Summit leaders celebrated the two-week conference in Dubai as the beginning of the end of the fossil fuel era with an agreement to transition away from coal, oil, and gas. Contributions from the food and agriculture sector would be voluntary.
The 21-page global stocktake, containing elements that countries can use in developing stronger climate plans, encouraged “the implementation of integrated, multi-sectoral solutions, such as land-use management, sustainable agriculture, resilient food systems, nature-based solutions and ecosystem-based approaches, and protecting, conserving, and restoring nature and ecosystems, including forests, mountains, and other terrestrial and marine and coastal ecosystems.”

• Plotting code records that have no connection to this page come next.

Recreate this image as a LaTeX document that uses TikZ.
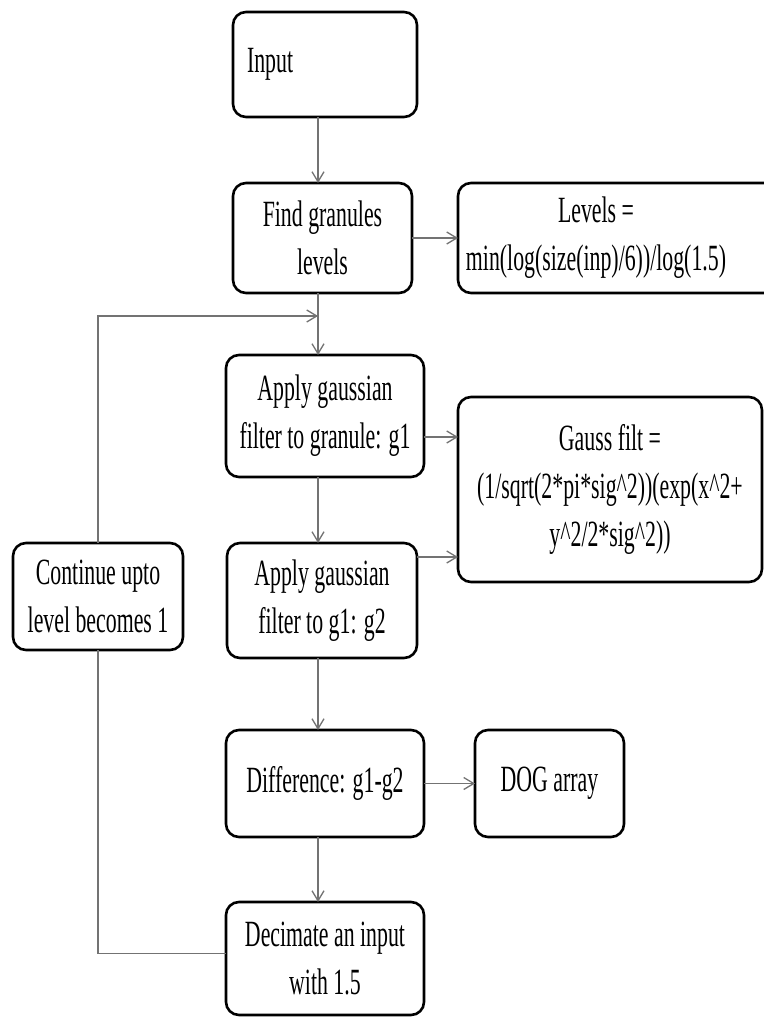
\documentclass[tikz,border=0pt]{standalone}
\usepackage{fontspec}
\setmainfont[FakeStretch=0.59]{Liberation Serif}
\usepackage{tikz}
\usetikzlibrary{arrows.meta, positioning}

\begin{document}
\begin{tikzpicture}[
  x=1pt, y=-1pt,
  font=\fontsize{37}{48}\selectfont,
  stepbox/.style={
    rectangle, rounded corners=13pt,
    align=center, inner sep=4pt, outer sep=0pt,
    line width=2.6pt, draw=black, fill=white
  },
  link/.style={line width=1.3pt, black!55},
  arr/.style={link, -{Straight Barb[length=10pt, width=12pt]}}
]
\useasboundingbox (0,0) rectangle (763,1019);

\coordinate (spine) at (318,0);
\coordinate (loopin) at (318,316);

%% Main column
\node[stepbox, minimum width=184pt, minimum height=105pt,
  text width=156pt, inner xsep=14pt, align=left] (inp) at (325,64.5) {Input};

\node[stepbox, minimum width=179pt, minimum height=110pt,
  below=66pt of inp, xshift=-2.5pt] (find) {Find granules\\ levels};

\node[stepbox, minimum width=198pt, minimum height=122pt,
  below=62pt of find, xshift=2.5pt] (app1) {Apply gaussian\\ filter to granule: g1};

\node[stepbox, minimum width=190pt, minimum height=115pt,
  below=66pt of app1, xshift=-3pt] (app2) {Apply gaussian\\ filter to g1: g2};

\node[stepbox, minimum width=198pt, minimum height=107pt,
  below=72pt of app2, xshift=3pt] (diff) {Difference: g1-g2};

\node[stepbox, minimum width=198pt, minimum height=113pt,
  below=65pt of diff] (dec) {Decimate an input\\ with 1.5};

%% Side boxes
\node[stepbox, minimum width=330pt, minimum height=110pt, inner xsep=0pt,
  right=46pt of find] (levels) {%
  \parbox{276pt}{\centering Levels =\\ min(log(size(inp)/6))/log(1.5)}\hspace*{54pt}};

\node[stepbox, minimum width=304pt, minimum height=185pt] (gauss) at (610,489.5) {%
  Gauss filt =\\
  (1/sqrt(2*pi*sig\textasciicircum 2))(exp(x\textasciicircum 2+\\
  y\textasciicircum 2/2*sig\textasciicircum 2))};

\node[stepbox, minimum width=149pt, minimum height=107pt,
  right=51pt of diff] (dog) {DOG array};

\node[stepbox, minimum width=170pt, minimum height=107pt] (cont) at (98,596.5)
  {Continue upto\\ level becomes 1};

%% Main arrows
\draw[arr] (inp.south -| spine) -- (find.north -| spine);
\draw[arr] (find.south -| spine) -- (app1.north -| spine);
\draw[arr] (app1.south -| spine) -- (app2.north -| spine);
\draw[arr] (app2.south -| spine) -- (diff.north -| spine);
\draw[arr] (diff.south -| spine) -- (dec.north -| spine);

%% Side arrows
\draw[arr] (find) -- (find -| levels.west);
\draw[arr] ([yshift=-21pt]app1.east) -- ([yshift=-21pt]app1.east -| gauss.west);
\draw[arr] ([yshift=43.5pt]app2.east) -- ([yshift=43.5pt]app2.east -| gauss.west);
\draw[arr] (diff) -- (dog);

%% Loop back
\draw[link] ([yshift=5pt]dec.west) -| (cont.south);
\draw[arr] (cont.north) |- (loopin);

\end{tikzpicture}
\end{document}
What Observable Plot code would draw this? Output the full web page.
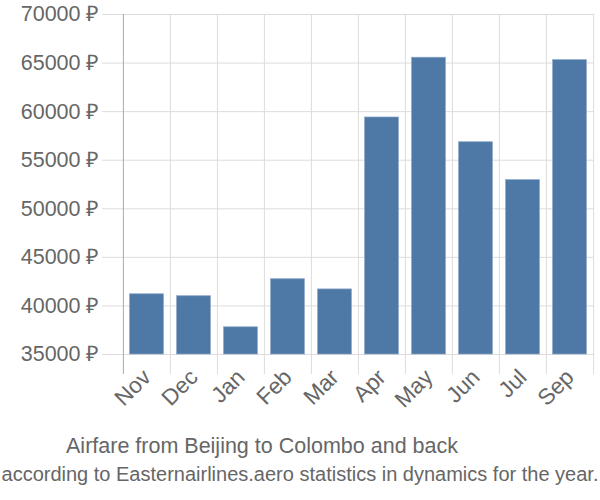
<!DOCTYPE html>
<html>
<head>
<meta charset="utf-8">
<script src="https://cdn.jsdelivr.net/npm/d3@7"></script>
<script src="https://cdn.jsdelivr.net/npm/@observablehq/plot@0.6"></script>
<style>
  html, body { margin: 0; padding: 0; background: #fff; }
  body { width: 600px; height: 500px; overflow: hidden; font-family: "Liberation Sans", Arial, sans-serif; color: #666; }
  #title { width: 524px; text-align: center; font-size: 21.5px; line-height: 24px; margin-top: 4px; white-space: nowrap; }
  #subtitle { width: 600px; text-align: center; font-size: 20px; line-height: 24px; margin-top: 4px; white-space: nowrap; }
</style>
</head>
<body>
<div id="chart"></div>
<div id="title">Airfare from Beijing to Colombo and back</div>
<div id="subtitle">according to Easternairlines.aero statistics in dynamics for the year.</div>
<script>
const months = ["Nov", "Dec", "Jan", "Feb", "Mar", "Apr", "May", "Jun", "Jul", "Sep"];
const prices = [41200, 41000, 37800, 42750, 41700, 59400, 65550, 56850, 52950, 65300];
const yTicks = [35000, 40000, 45000, 50000, 55000, 60000, 65000, 70000];

const data = months.map((m, i) => ({month: m, price: prices[i]}));

const W = 600, mL = 122, mR = 6;
const step = (W - mL - mR) / months.length;

const chart = Plot.plot({
  width: W,
  height: 430,
  marginLeft: mL,
  marginRight: mR,
  marginTop: 14,
  marginBottom: 76,
  x: {domain: months, padding: 0, label: null},
  y: {domain: [35000, 70000], label: null},
  style: {fontFamily: "Liberation Sans, Arial, sans-serif", color: "#666", background: "#fff"},
  marks: [
    Plot.gridY(yTicks, {stroke: "#dcdcdc", strokeOpacity: 1, strokeWidth: 1}),
    Plot.ruleX(months, {x: d => d, y1: 70000, y2: 35000, dx: -step / 2, insetBottom: -20, stroke: (d, i) => i === 0 ? "a" : "b", strokeWidth: 1}),
    Plot.ruleX([months[months.length - 1]], {x: d => d, y1: 70000, y2: 35000, dx: step / 2, insetBottom: -20, stroke: "#dcdcdc"}),
    Plot.barY(data, {x: "month", y1: 35000, y2: "price", fill: "#4e79a7", stroke: "#8ba6c8", strokeWidth: 0.7, insetLeft: 6.6, insetRight: 6.6}),
    Plot.axisY(yTicks, {tickSize: 20, tickPadding: 3, stroke: "#dcdcdc", fill: "#666", fontSize: 21.5, label: null, tickFormat: d => d + " ₽"}),
    Plot.axisX({tickSize: 0, tickRotate: -45, tickPadding: 19, fontSize: 22.5, fill: "#666", label: null})
  ],
  color: {domain: ["a", "b"], range: ["#aaa", "#dcdcdc"]}
});
document.getElementById("chart").appendChild(chart);
</script>
</body>
</html>
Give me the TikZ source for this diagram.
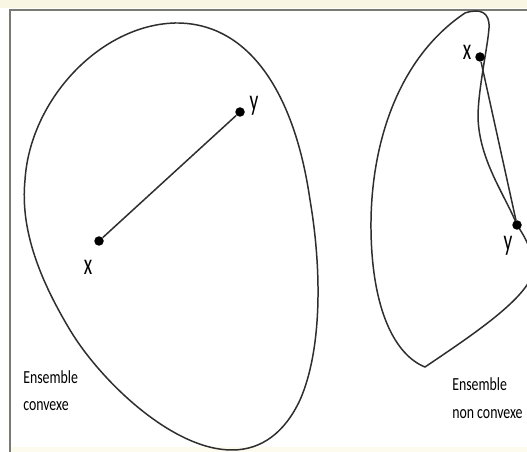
\documentclass[tikz,border=0pt]{standalone}
\usepackage{fontspec}
\setmainfont{Carlito}
\usepackage{tikz}
\usepackage{xcolor}
\usetikzlibrary{positioning}
\definecolor{framegray}{HTML}{7A7A72}
\definecolor{curvegray}{HTML}{2E2E2E}
\definecolor{creamtop}{HTML}{F9F6E3}
\definecolor{creambot}{HTML}{FDFBEE}
\tikzset{
  region/.style={draw=curvegray, line width=0.85pt},
  frameline/.style={draw=framegray, line width=1.1pt},
  pointdot/.style={circle, fill=black, inner sep=0pt, minimum size=0.19cm},
  seg/.style={draw=curvegray, line width=0.85pt},
  ptlabel/.style={font=\fontsize{17}{20}\selectfont, xscale=0.65, anchor=base, inner sep=0pt},
  caption/.style={font=\fontsize{10.5}{12}\selectfont, xscale=0.75, anchor=base west, inner sep=0pt}
}

\begin{document}
\begin{tikzpicture}[x=0.02cm, y=-0.02cm]
  \useasboundingbox (0,0) rectangle (527,452);
  \clip (0,0) rectangle (527,452);
  \fill[white] (0,0) rectangle (527,452);
  \fill[creamtop] (0,0) rectangle (527,8);
  \fill[creambot] (10,447) rectangle (527,452);
  \draw[frameline] (10,452) -- (10,10) -- (527,10);

  % convex set
  \draw[region] (175,23) .. controls (250,22) and (295,95) .. (310,200)
    .. controls (322,270) and (322,350) .. (300,400)
    .. controls (285,432) and (262,450) .. (232,450)
    .. controls (172,450) and (100,380) .. (70,330)
    .. controls (40,280) and (20,230) .. (25,180)
    .. controls (30,100) and (100,25) .. (175,23) -- cycle;
  \node[pointdot] (xa) at (99,241) {};
  \node[pointdot] (ya) at (240,112) {};
  \draw[seg] (xa) -- (ya);
  \node[ptlabel] (xalbl) at (88,275) {x};
  \node[ptlabel] (yalbl) at (254,111) {y};
  \node[caption] (capa1) at (23,383) {Ensemble};
  \node[caption] (capa2) at (23,410) {convexe};

  % non convex set
  \draw[region] (425,367) .. controls (395,355) and (372,310) .. (371,230)
    .. controls (370,150) and (395,60) .. (465,13)
    .. controls (480,8) and (490,12) .. (489,28)
    .. controls (488,45) and (478,90) .. (478,117)
    .. controls (479,160) and (505,195) .. (517,225)
    .. controls (527,240) and (540,262) .. (527,285)
    .. controls (510,310) and (465,340) .. (425,367) -- cycle;
  \node[pointdot] (xb) at (480,57) {};
  \node[pointdot] (yb) at (517,225) {};
  \draw[seg] (xb) -- (yb);
  \node[ptlabel] (xblbl) at (467,60) {x};
  \node[ptlabel] (yblbl) at (508,251) {y};
  \node[caption] (capb1) at (452,390) {Ensemble};
  \node[caption] (capb2) at (452,418) {non convexe};
\end{tikzpicture}
\end{document}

It also urged swift action on “attaining climate-resilient food and agricultural production and supply and distribution of food, as well as increasing sustainable and regenerative production and equitable access to adequate food and nutrition for all.”
Some 154 nations, including the world’s agricultural powerhouses, signed the so-called Emirates Declaration in the first days of COP28, with its statement that “any path to fully achieving the long-term goals of the Paris Agreement must include agriculture and food systems. We affirm that agriculture and food systems must urgently adapt and transform in order to respond to the imperatives of climate change.”
“This declaration, I think, is a pretty significant milestone,” said Agriculture Secretary Tom Vilsack earlier this week, because it spells out how food and agriculture can mitigate and adapt to global warming. The declaration has goals such as scaling up adaptation activities and other responses in order to reduce the vulnerability of farmers, “fisherfolk,” and other food producers to climate change.
The declaration will oblige nations to put food and agriculture into their climate plans, said Ruth Davis of the Smith School of Enterprise and Environment in England. “The forgotten third of global greenhouse gas emissions will be under proper scrutiny, providing there is funding on the table. What we really need now is to deliver on the money.”
Also at COP28, six major food makers said they would reduce their dairy methane emissions. Dairy generates nearly 10 percent of the world’s emissions of methane, which is far more potent in trapping heat in the atmosphere than carbon dioxide, though it decays in around 12 years while carbon dioxide persists for centuries.
Agriculture and food is a prickly subject for almost any international undertaking, since every nation has a food sector, often with political clout, and assuring a dependable food supply for its citizens is a priority for nations. World trade negotiations, for example, have deadlocked for years over agricultural supports.